:: Short problem ::
Please transcribe the listing below in full and word for word, without its pictures.

:: Data provided ::
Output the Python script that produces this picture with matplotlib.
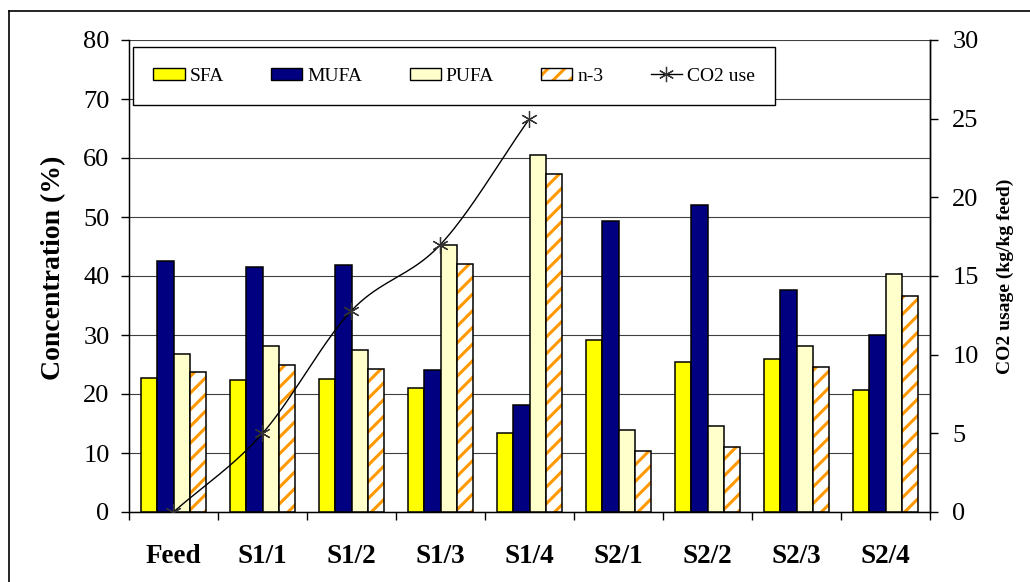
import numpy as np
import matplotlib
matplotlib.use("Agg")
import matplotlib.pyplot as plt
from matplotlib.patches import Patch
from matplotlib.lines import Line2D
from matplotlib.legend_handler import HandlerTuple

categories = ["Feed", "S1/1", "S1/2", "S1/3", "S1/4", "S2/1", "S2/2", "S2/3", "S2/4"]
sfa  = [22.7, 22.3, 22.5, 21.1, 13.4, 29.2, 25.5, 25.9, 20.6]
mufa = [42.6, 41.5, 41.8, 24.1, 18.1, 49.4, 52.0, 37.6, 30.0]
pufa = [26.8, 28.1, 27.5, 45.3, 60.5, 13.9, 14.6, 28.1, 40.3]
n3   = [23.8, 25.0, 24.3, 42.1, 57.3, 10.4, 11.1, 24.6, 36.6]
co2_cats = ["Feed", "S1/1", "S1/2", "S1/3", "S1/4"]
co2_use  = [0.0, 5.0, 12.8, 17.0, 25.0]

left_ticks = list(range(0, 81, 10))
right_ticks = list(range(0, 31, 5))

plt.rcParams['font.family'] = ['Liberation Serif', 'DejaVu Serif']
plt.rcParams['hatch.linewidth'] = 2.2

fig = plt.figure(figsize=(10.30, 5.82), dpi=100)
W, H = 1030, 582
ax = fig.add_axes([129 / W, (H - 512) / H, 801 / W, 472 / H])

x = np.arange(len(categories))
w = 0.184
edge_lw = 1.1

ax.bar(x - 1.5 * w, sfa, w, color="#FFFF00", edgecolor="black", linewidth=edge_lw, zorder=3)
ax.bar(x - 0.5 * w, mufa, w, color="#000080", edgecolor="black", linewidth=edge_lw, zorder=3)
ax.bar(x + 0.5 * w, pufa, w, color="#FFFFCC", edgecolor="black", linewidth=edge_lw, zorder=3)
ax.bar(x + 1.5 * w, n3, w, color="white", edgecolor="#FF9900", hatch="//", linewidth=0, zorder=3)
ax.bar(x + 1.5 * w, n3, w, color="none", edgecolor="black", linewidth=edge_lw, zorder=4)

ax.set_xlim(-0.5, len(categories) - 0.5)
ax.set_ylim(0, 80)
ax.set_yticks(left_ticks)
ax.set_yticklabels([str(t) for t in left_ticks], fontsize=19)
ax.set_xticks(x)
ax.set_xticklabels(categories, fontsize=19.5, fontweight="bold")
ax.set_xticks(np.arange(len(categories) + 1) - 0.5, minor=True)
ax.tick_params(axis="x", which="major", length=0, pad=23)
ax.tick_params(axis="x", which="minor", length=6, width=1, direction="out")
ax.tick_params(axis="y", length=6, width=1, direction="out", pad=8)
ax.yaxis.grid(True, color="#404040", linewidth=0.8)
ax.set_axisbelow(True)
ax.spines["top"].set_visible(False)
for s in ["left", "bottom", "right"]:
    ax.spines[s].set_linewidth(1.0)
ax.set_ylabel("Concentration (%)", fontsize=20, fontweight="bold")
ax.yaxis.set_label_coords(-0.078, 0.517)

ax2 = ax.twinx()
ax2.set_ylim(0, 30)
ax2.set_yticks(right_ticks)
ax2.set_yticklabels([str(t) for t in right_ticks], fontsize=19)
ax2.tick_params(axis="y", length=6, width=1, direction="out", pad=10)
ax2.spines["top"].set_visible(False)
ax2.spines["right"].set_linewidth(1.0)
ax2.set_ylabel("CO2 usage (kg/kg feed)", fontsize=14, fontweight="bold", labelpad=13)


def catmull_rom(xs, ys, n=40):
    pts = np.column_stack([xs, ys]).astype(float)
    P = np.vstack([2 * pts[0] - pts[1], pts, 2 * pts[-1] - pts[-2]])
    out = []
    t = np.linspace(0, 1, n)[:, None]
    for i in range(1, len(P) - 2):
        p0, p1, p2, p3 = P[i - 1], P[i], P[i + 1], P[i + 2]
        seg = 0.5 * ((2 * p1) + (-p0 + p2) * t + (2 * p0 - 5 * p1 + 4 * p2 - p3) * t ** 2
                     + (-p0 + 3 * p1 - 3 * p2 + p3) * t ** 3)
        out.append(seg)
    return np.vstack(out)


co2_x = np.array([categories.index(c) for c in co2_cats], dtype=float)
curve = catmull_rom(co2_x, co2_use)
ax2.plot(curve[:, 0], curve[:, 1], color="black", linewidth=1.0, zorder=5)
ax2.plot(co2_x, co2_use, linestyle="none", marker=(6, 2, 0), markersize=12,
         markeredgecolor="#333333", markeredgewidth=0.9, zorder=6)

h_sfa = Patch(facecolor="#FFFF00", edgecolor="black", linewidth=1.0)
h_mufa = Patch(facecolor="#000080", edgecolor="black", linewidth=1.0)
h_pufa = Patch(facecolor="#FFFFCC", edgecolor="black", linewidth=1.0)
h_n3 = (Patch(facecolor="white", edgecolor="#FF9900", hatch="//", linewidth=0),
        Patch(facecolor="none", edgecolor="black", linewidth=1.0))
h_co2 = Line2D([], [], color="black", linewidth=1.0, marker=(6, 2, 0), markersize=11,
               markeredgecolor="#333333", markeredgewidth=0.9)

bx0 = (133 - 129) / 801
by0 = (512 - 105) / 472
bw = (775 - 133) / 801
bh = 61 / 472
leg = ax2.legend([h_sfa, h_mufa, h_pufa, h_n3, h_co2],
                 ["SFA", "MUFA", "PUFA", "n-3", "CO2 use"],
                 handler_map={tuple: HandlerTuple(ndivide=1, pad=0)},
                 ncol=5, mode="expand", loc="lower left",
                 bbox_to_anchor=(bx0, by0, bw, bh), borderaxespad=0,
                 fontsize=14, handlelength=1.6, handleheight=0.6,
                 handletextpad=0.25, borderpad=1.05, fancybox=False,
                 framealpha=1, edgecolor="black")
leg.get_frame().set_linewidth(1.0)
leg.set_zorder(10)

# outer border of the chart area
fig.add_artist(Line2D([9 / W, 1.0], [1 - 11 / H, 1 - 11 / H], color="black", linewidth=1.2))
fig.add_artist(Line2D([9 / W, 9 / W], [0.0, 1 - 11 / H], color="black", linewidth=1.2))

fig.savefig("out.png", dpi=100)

:: Result below ::
Output the Python script that produces this picture with matplotlib.
import numpy as np
import matplotlib
matplotlib.use("Agg")
import matplotlib.pyplot as plt
from matplotlib.patches import Patch
from matplotlib.lines import Line2D
from matplotlib.legend_handler import HandlerTuple

categories = ["Feed", "S1/1", "S1/2", "S1/3", "S1/4", "S2/1", "S2/2", "S2/3", "S2/4"]
sfa  = [22.7, 22.3, 22.5, 21.1, 13.4, 29.2, 25.5, 25.9, 20.6]
mufa = [42.6, 41.5, 41.8, 24.1, 18.1, 49.4, 52.0, 37.6, 30.0]
pufa = [26.8, 28.1, 27.5, 45.3, 60.5, 13.9, 14.6, 28.1, 40.3]
n3   = [23.8, 25.0, 24.3, 42.1, 57.3, 10.4, 11.1, 24.6, 36.6]
co2_cats = ["Feed", "S1/1", "S1/2", "S1/3", "S1/4"]
co2_use  = [0.0, 5.0, 12.8, 17.0, 25.0]

left_ticks = list(range(0, 81, 10))
right_ticks = list(range(0, 31, 5))

plt.rcParams['font.family'] = ['Liberation Serif', 'DejaVu Serif']
plt.rcParams['hatch.linewidth'] = 2.2

fig = plt.figure(figsize=(10.30, 5.82), dpi=100)
W, H = 1030, 582
ax = fig.add_axes([129 / W, (H - 512) / H, 801 / W, 472 / H])

x = np.arange(len(categories))
w = 0.184
edge_lw = 1.1

ax.bar(x - 1.5 * w, sfa, w, color="#FFFF00", edgecolor="black", linewidth=edge_lw, zorder=3)
ax.bar(x - 0.5 * w, mufa, w, color="#000080", edgecolor="black", linewidth=edge_lw, zorder=3)
ax.bar(x + 0.5 * w, pufa, w, color="#FFFFCC", edgecolor="black", linewidth=edge_lw, zorder=3)
ax.bar(x + 1.5 * w, n3, w, color="white", edgecolor="#FF9900", hatch="//", linewidth=0, zorder=3)
ax.bar(x + 1.5 * w, n3, w, color="none", edgecolor="black", linewidth=edge_lw, zorder=4)

ax.set_xlim(-0.5, len(categories) - 0.5)
ax.set_ylim(0, 80)
ax.set_yticks(left_ticks)
ax.set_yticklabels([str(t) for t in left_ticks], fontsize=19)
ax.set_xticks(x)
ax.set_xticklabels(categories, fontsize=19.5, fontweight="bold")
ax.set_xticks(np.arange(len(categories) + 1) - 0.5, minor=True)
ax.tick_params(axis="x", which="major", length=0, pad=23)
ax.tick_params(axis="x", which="minor", length=6, width=1, direction="out")
ax.tick_params(axis="y", length=6, width=1, direction="out", pad=8)
ax.yaxis.grid(True, color="#404040", linewidth=0.8)
ax.set_axisbelow(True)
ax.spines["top"].set_visible(False)
for s in ["left", "bottom", "right"]:
    ax.spines[s].set_linewidth(1.0)
ax.set_ylabel("Concentration (%)", fontsize=20, fontweight="bold")
ax.yaxis.set_label_coords(-0.078, 0.517)

ax2 = ax.twinx()
ax2.set_ylim(0, 30)
ax2.set_yticks(right_ticks)
ax2.set_yticklabels([str(t) for t in right_ticks], fontsize=19)
ax2.tick_params(axis="y", length=6, width=1, direction="out", pad=10)
ax2.spines["top"].set_visible(False)
ax2.spines["right"].set_linewidth(1.0)
ax2.set_ylabel("CO2 usage (kg/kg feed)", fontsize=14, fontweight="bold", labelpad=13)


def catmull_rom(xs, ys, n=40):
    pts = np.column_stack([xs, ys]).astype(float)
    P = np.vstack([2 * pts[0] - pts[1], pts, 2 * pts[-1] - pts[-2]])
    out = []
    t = np.linspace(0, 1, n)[:, None]
    for i in range(1, len(P) - 2):
        p0, p1, p2, p3 = P[i - 1], P[i], P[i + 1], P[i + 2]
        seg = 0.5 * ((2 * p1) + (-p0 + p2) * t + (2 * p0 - 5 * p1 + 4 * p2 - p3) * t ** 2
                     + (-p0 + 3 * p1 - 3 * p2 + p3) * t ** 3)
        out.append(seg)
    return np.vstack(out)


co2_x = np.array([categories.index(c) for c in co2_cats], dtype=float)
curve = catmull_rom(co2_x, co2_use)
ax2.plot(curve[:, 0], curve[:, 1], color="black", linewidth=1.0, zorder=5)
ax2.plot(co2_x, co2_use, linestyle="none", marker=(6, 2, 0), markersize=12,
         markeredgecolor="#333333", markeredgewidth=0.9, zorder=6)

h_sfa = Patch(facecolor="#FFFF00", edgecolor="black", linewidth=1.0)
h_mufa = Patch(facecolor="#000080", edgecolor="black", linewidth=1.0)
h_pufa = Patch(facecolor="#FFFFCC", edgecolor="black", linewidth=1.0)
h_n3 = (Patch(facecolor="white", edgecolor="#FF9900", hatch="//", linewidth=0),
        Patch(facecolor="none", edgecolor="black", linewidth=1.0))
h_co2 = Line2D([], [], color="black", linewidth=1.0, marker=(6, 2, 0), markersize=11,
               markeredgecolor="#333333", markeredgewidth=0.9)

bx0 = (133 - 129) / 801
by0 = (512 - 105) / 472
bw = (775 - 133) / 801
bh = 61 / 472
leg = ax2.legend([h_sfa, h_mufa, h_pufa, h_n3, h_co2],
                 ["SFA", "MUFA", "PUFA", "n-3", "CO2 use"],
                 handler_map={tuple: HandlerTuple(ndivide=1, pad=0)},
                 ncol=5, mode="expand", loc="lower left",
                 bbox_to_anchor=(bx0, by0, bw, bh), borderaxespad=0,
                 fontsize=14, handlelength=1.6, handleheight=0.6,
                 handletextpad=0.25, borderpad=1.05, fancybox=False,
                 framealpha=1, edgecolor="black")
leg.get_frame().set_linewidth(1.0)
leg.set_zorder(10)

# outer border of the chart area
fig.add_artist(Line2D([9 / W, 1.0], [1 - 11 / H, 1 - 11 / H], color="black", linewidth=1.2))
fig.add_artist(Line2D([9 / W, 9 / W], [0.0, 1 - 11 / H], color="black", linewidth=1.2))

fig.savefig("out.png", dpi=100)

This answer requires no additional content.